A numerical scheme for fatigue simulation of laminated composites using CZM-XFEM

icaf2023 Tracking Number 21

A numerical method for fatigue damage accumulation in laminated composites is developed in this paper. Extended finite element method (XFEM) and cohesive element are integrated into a numerical program for fatigue fracture. In this work, XFEM and cohesive element are applied for modelling matrix cracking and delamination in CFRP laminates respectively. A fatigue model based on cohesive zone model (CZM) is also introduced into the numerical scheme. Standard DCB and ENF fatigue tests are used as the identification of parameters of the fatigue model, and simulation models of the standard tests are established for calibrating the fatigue model of pure mode.
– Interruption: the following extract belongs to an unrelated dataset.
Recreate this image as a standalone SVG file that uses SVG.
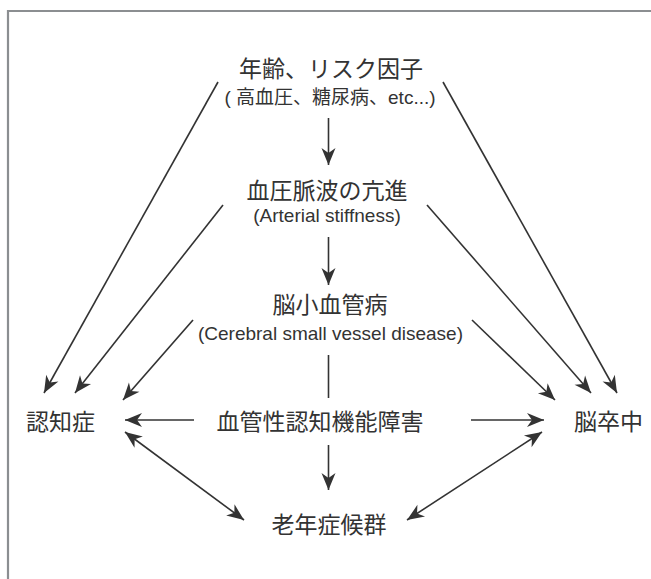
<svg xmlns="http://www.w3.org/2000/svg" width="651" height="579" viewBox="0 0 651 579">
<defs>
<style>
.t{font-family:"Liberation Sans","Noto Sans CJK JP",sans-serif;fill:#333;text-anchor:middle}
.big{font-size:23px}
.sm{font-size:19px}
.c{stroke:#333;stroke-width:1.6;fill:none}
.a{marker-end:url(#ah)}
.d{marker-start:url(#ah);marker-end:url(#ah)}
</style>
<marker id="ah" viewBox="-18 -8 19 16" refX="0" refY="0" markerWidth="19" markerHeight="16" markerUnits="userSpaceOnUse" orient="auto-start-reverse">
<path d="M0,0 L-17,-7 L-12,0 L-17,7 Z" fill="#333"/>
</marker>
</defs>
<rect width="651" height="579" fill="#fff"/>
<path d="M8,581 V11 H653" fill="none" stroke="#8b8e91" stroke-width="2.2"/>
<g id="connectors">
<line class="c a" x1="328.5" y1="118" x2="328.5" y2="165"/>
<line class="c a" x1="328.5" y1="237" x2="328.5" y2="285"/>
<line class="c" x1="328.5" y1="355" x2="328.5" y2="398"/>
<line class="c a" x1="328.5" y1="445" x2="328.5" y2="490"/>
<line class="c a" x1="218" y1="82" x2="44" y2="393"/>
<line class="c a" x1="223" y1="205" x2="75" y2="393"/>
<line class="c a" x1="193" y1="320" x2="123" y2="400"/>
<line class="c a" x1="443" y1="82" x2="617" y2="393"/>
<line class="c a" x1="427" y1="205" x2="591" y2="393"/>
<line class="c a" x1="472" y1="320" x2="555" y2="400"/>
<line class="c a" x1="194" y1="420" x2="125" y2="420"/>
<line class="c a" x1="471" y1="420" x2="544" y2="420"/>
<line class="c d" x1="125" y1="432" x2="244" y2="520"/>
<line class="c d" x1="542" y1="432" x2="407" y2="520"/>
</g>
<g id="age">
<text class="t big" x="331" y="77">年齢、リスク因子</text>
<text class="t sm" x="330" y="104">( 高血圧、糖尿病、etc...)</text>
</g>
<g id="stiffness">
<text class="t big" x="327" y="199">血圧脈波の亢進</text>
<text class="t sm" x="327" y="222">(Arterial stiffness)</text>
</g>
<g id="svd">
<text class="t big" x="330" y="313">脳小血管病</text>
<text class="t sm" x="330.5" y="340">(Cerebral small vessel disease)</text>
</g>
<g id="vci">
<text class="t big" x="320" y="430">血管性認知機能障害</text>
</g>
<g id="dementia">
<text class="t big" x="60.5" y="430">認知症</text>
</g>
<g id="stroke">
<text class="t big" x="608.5" y="430">脳卒中</text>
</g>
<g id="geriatric">
<text class="t big" x="329" y="533">老年症候群</text>
</g>
</svg>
With the parameters calibrated by the benchmarks of pure mode tests, the numerical analysis of open hole tensile (OHT) test is conducted to investigate the fracture behaviors of composite laminates under cyclic loading. The delamination, splitting in the 0° plies and transverse cracking in the 90° plies are all predicted in the numerical results. The progression of fatigue damage in the simulation model is consistent with previous experimental work. This study demonstrates that the proposed numerical method can correctly predict the initiation and evolution of fatigue damage under mixed mode loading. By XFEM, in-ply matrix cracking can be modelled as multiple mesh-independent path in FE model. This paper provides a convenient approach utilizing the features of XFEM for simulating fatigue cracking in composite laminates.